Size, Shape, and Weight

Aesthetics are a factor in the design of any medical device for the home, and constrains our design in terms of size and shape. The device should fit on a counter-top, and we feel that minimizing the device’s height and width are more important for avoiding an appearance of bulkiness than the extent of the device over the depth of a countertop. Accordingly, we have set upper limits on the height, width, and depth of our device design’s dimensions of 40cm, 40cm, and 50cm, respectively. Minimizing device weight is primarily a safety issue, because of the possibility of injury to the user by the device’s falling off of a counter. Optimally we would like to keep total device weight below 6kg.

#	Physical Requirements
1	Fit onto countertop
2	weight less than 6kg

Safety Features

There are a small number of additional requirements on the functionality of the device imposed for the purposes of safety. One is that the dispensing and pill cutting machinery should contain mechanisms to sense when there is abnormal mechanical resistance to motion, and cease operation if such resistance is detected. This is because these components are likely to have moving parts capable of crushing or cutting interfering fingers.

It should not be possible to open the device in the first place with standard tools available in a home, and labeling should be present to warn against self-servicing. Electronic diagnostics should also be run periodically to verify that the dose scheduling code and administration data for individual medications have not been corrupted. Another small feature which should be present in the design is an onboard emergency battery that can provide a small amount of power if the wall socket power fails. This power would be used to indicate through the user-interface that the device is not functioning properly, and cannot be relied on to administer medications.

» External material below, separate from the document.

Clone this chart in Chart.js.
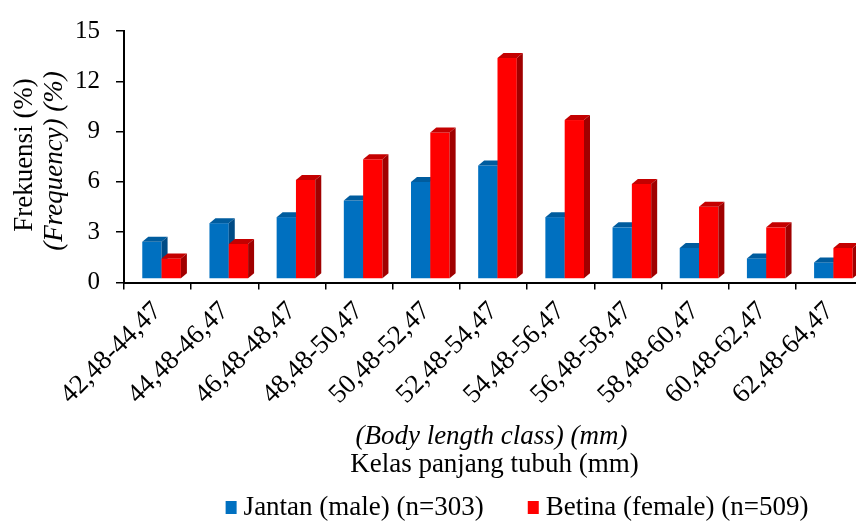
<!DOCTYPE html>
<html>
<head>
<meta charset="utf-8">
<script src="https://cdn.jsdelivr.net/npm/chart.js@4.4.0/dist/chart.umd.min.js"></script>
<style>
  html, body { margin: 0; padding: 0; background: #fff; overflow: hidden; }
  #wrap { width: 866px; height: 525px; }
</style>
</head>
<body>
<div id="wrap"><canvas id="myChart"></canvas></div>
<script>
// classes de longueur (mm)
var kelas = ['42,48-44,47', '44,48-46,47', '46,48-48,47', '48,48-50,47', '50,48-52,47',
             '52,48-54,47', '54,48-56,47', '56,48-58,47', '58,48-60,47', '60,48-62,47', '62,48-64,47'];
// frequences en %
var jantan = [2.22, 3.33, 3.69, 4.68, 5.79, 6.77, 3.69, 3.08, 1.85, 1.23, 0.99];
var betina = [1.23, 2.09, 5.91, 7.14, 8.74, 13.18, 9.48, 5.67, 4.31, 3.08, 1.85];
var yTicks = [0, 3, 6, 9, 12, 15];

var couleurs = ['#0070C0', '#FF0000'];
var couleursDessus = ['#005C9E', '#C40000'];
var couleursCote = ['#004B85', '#A00000'];

var police = '"Liberation Serif", "Times New Roman", serif';

// effet 3D : decalage de la face avant et profondeur
var DECAL_X = 4, DECAL_Y = -3.5;
var PROF_X = 6, PROF_Y = 5;

var barres3d = {
  id: 'barres3d',
  beforeDatasetsDraw: function (chart) {
    var ctx = chart.ctx;
    ctx.save();
    ctx.translate(DECAL_X, DECAL_Y);
    for (var i = 0; i < chart.data.labels.length; i++) {
      chart.data.datasets.forEach(function (ds, d) {
        var bar = chart.getDatasetMeta(d).data[i];
        var g = bar.x - bar.width / 2, dr = bar.x + bar.width / 2;
        var h = bar.y, b = bar.base;
        ctx.fillStyle = couleurs[d];
        ctx.fillRect(g, h, dr - g, b - h);
        ctx.fillStyle = couleursDessus[d];
        ctx.beginPath();
        ctx.moveTo(g, h);
        ctx.lineTo(g + PROF_X, h - PROF_Y);
        ctx.lineTo(dr + PROF_X, h - PROF_Y);
        ctx.lineTo(dr, h);
        ctx.closePath();
        ctx.fill();
        ctx.fillStyle = couleursCote[d];
        ctx.beginPath();
        ctx.moveTo(dr, h);
        ctx.lineTo(dr + PROF_X, h - PROF_Y);
        ctx.lineTo(dr + PROF_X, b - PROF_Y);
        ctx.lineTo(dr, b);
        ctx.closePath();
        ctx.fill();
      });
    }
    ctx.restore();
    return false;
  }
};

var textes = {
  id: 'textes',
  afterDraw: function (chart) {
    var ctx = chart.ctx;
    var ca = chart.chartArea;
    var cx = (ca.left + ca.right) / 2 - 2;
    ctx.save();
    ctx.fillStyle = '#000';
    ctx.textAlign = 'center';
    ctx.textBaseline = 'middle';
    ctx.font = 'italic 27px ' + police;
    ctx.fillText('(Body length class) (mm)', cx, 437);
    ctx.font = '27px ' + police;
    ctx.fillText('Kelas panjang tubuh (mm)', cx + 3, 465);

    // titre axe y
    ctx.save();
    ctx.translate(25, 155);
    ctx.rotate(-Math.PI / 2);
    ctx.fillText('Frekuensi (%)', 0, 0);
    ctx.restore();
    ctx.save();
    ctx.translate(55, 161);
    ctx.rotate(-Math.PI / 2);
    ctx.font = 'italic 27px ' + police;
    ctx.fillText('(Frequency) (%)', 0, 0);
    ctx.restore();

    // legende
    ctx.font = '27px ' + police;
    ctx.textAlign = 'left';
    var ds = chart.data.datasets;
    var largeurs = ds.map(function (d) { return ctx.measureText(d.label).width; });
    var total = 0;
    largeurs.forEach(function (w) { total += 11 + 7 + w; });
    total += 44 * (ds.length - 1);
    var x = 517 - total / 2;
    var y = 507;
    ds.forEach(function (d, k) {
      ctx.fillStyle = couleurs[k];
      ctx.fillRect(x, y - 6, 11, 13);
      ctx.fillStyle = '#000';
      ctx.fillText(d.label, x + 18, y + 1);
      x += 18 + largeurs[k] + 44;
    });
    ctx.restore();
  }
};

var ctx = document.getElementById('myChart').getContext('2d');
var chart = new Chart(ctx, {
  type: 'bar',
  data: {
    labels: kelas,
    datasets: [{
      label: 'Jantan (male) (n=303)',
      backgroundColor: couleurs[0],
      data: jantan
    }, {
      label: 'Betina (female) (n=509)',
      backgroundColor: couleurs[1],
      data: betina
    }]
  },
  options: {
    responsive: true,
    maintainAspectRatio: false,
    animation: false,
    categoryPercentage: 0.575,
    barPercentage: 1,
    layout: { padding: { left: 0, top: 21, right: 3, bottom: 0 } },
    plugins: {
      legend: { display: false },
      tooltip: { enabled: false }
    },
    scales: {
      x: {
        afterFit: function (scale) { scale.height = 242.5; },
        grid: { display: true, drawOnChartArea: false, drawTicks: true, tickLength: 7, color: '#000', lineWidth: 1.5, offset: true },
        border: { color: '#000', width: 2 },
        ticks: { font: { family: police, size: 27 }, color: '#000', maxRotation: 45, minRotation: 45, autoSkip: false, padding: 6 }
      },
      y: {
        min: 0,
        max: 15,
        afterFit: function (scale) { scale.width = 124; },
        afterBuildTicks: function (axis) { axis.ticks = yTicks.map(function (v) { return { value: v }; }); },
        grid: { display: true, drawOnChartArea: false, drawTicks: true, tickLength: 8, color: '#000', lineWidth: 1.5 },
        border: { color: '#000', width: 2 },
        ticks: { font: { family: police, size: 25 }, color: '#000', padding: 16 }
      }
    }
  },
  plugins: [barres3d, textes]
});
</script>
</body>
</html>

An important safety feature that warrants special mention is the capability of the device to display warnings and instructions regarding how medications are to be taken (in particular, those that appear on standard prescription bottles). These should be stored along with prescription administration data on the medication containers in machine-readable form. Because we do not want there to be warnings that the in-home device is incapable of displaying, a “general” display will probably be needed, with sufficient size and resolution to be readable by elderly users.

References

⁴ Kaufman, David W. et. al. “Recent Patterns of Medication Use in the Ambulatory Adult Population of the United States: The Slone Survey”. JAMA. Vol. 287. No. 3. p. 337-344: 16 January 2002.